Do you plan to run your venture solo or hire some assistance early on? Make sure you only commit to hiring the team, when you have enough capital to invest in the first place.
However, even if your financial resources are somewhat limited, do consider outsourcing such mundane tasks as accounting/taxes, legal work e.g. company incorporation and small admin tasks e.g. managing your social media or doing some kind of data entry work. All of the routine, which can be summed up as non-billable hours.
Step 4: Start Marketing Your Services
Your website is up and running. Your LinkedIn profile is updated and shining. You’ve stashed your portfolio with some goodies and grabbed the testimonials from former employers.
Now, it’s time to market your services. Here are some of the most actionable strategies:
- Browse remote positions at popular job search websites.
- Cold-pitch businesses, who fit into your target audience mold.
- Write a guest post on a popular blog in your niche.

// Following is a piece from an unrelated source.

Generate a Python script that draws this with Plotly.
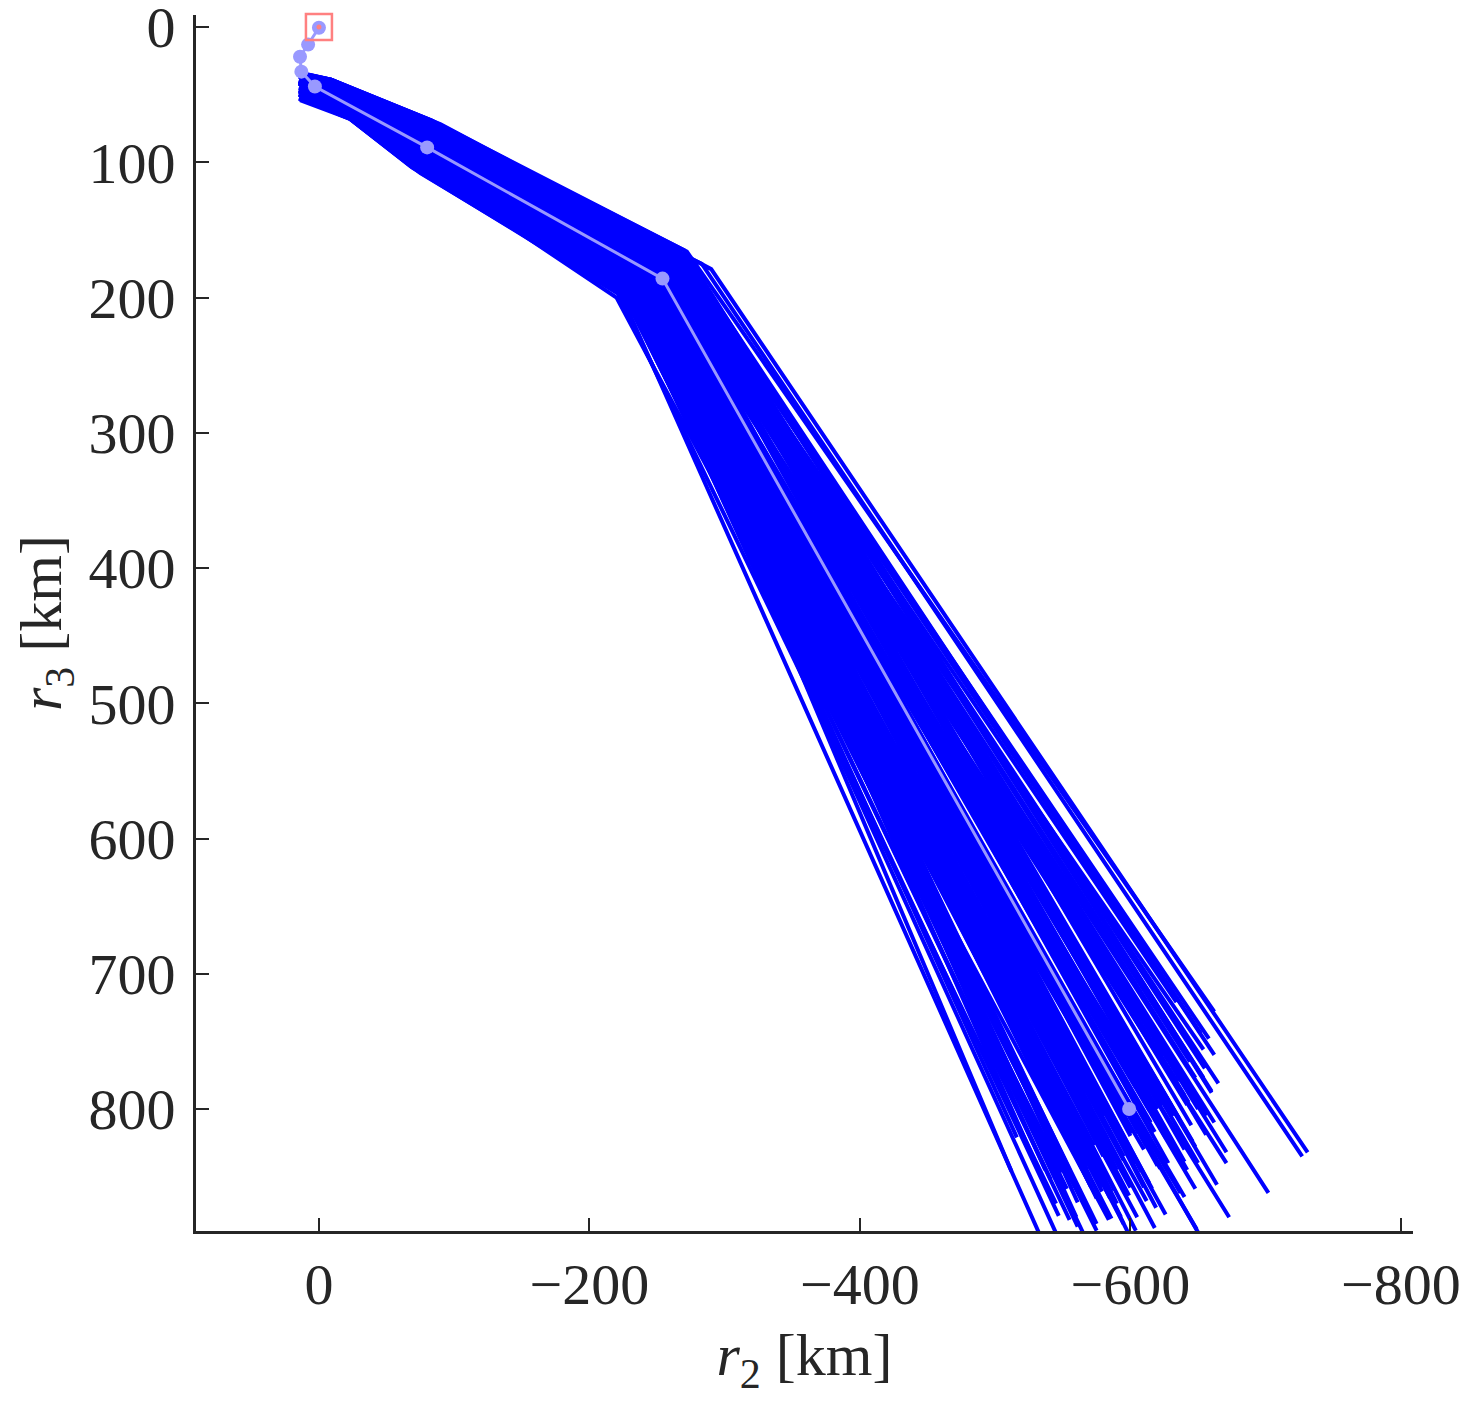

- Get active in relevant Facebook Groups and online communities where other freelancers and business owners hang out.
- Consider registering at a few popular online freelance marketplaces and pitch clients there.
- Tell your friends and family about your new status and ask them to spread the word for you.
- Network on LinkedIn and in relevant LinkedIn groups.
- Attend a networking event in your area to make business happen in person.
- Reach out to your former employers and ask whether they’d be interested in working with you or can refer you to someone.
Step 5: Set Your Future Goals and Optimize Your Performance
After your business finally takes off, you should not sit down and relax immediately. Make sure that you are marketing your services consistently to avoid the notorious feast/famine cycles; track your income and expenses accurately and consider various further optimization strategies (aka how you can earn more while working less); thinking about the supplementary non-service based income streams and work hard on keeping a pool of happy anchor clients, who pay you diligently on a monthly basis.
Don’t forget about investing in self-education either as that’s the key to further business growth!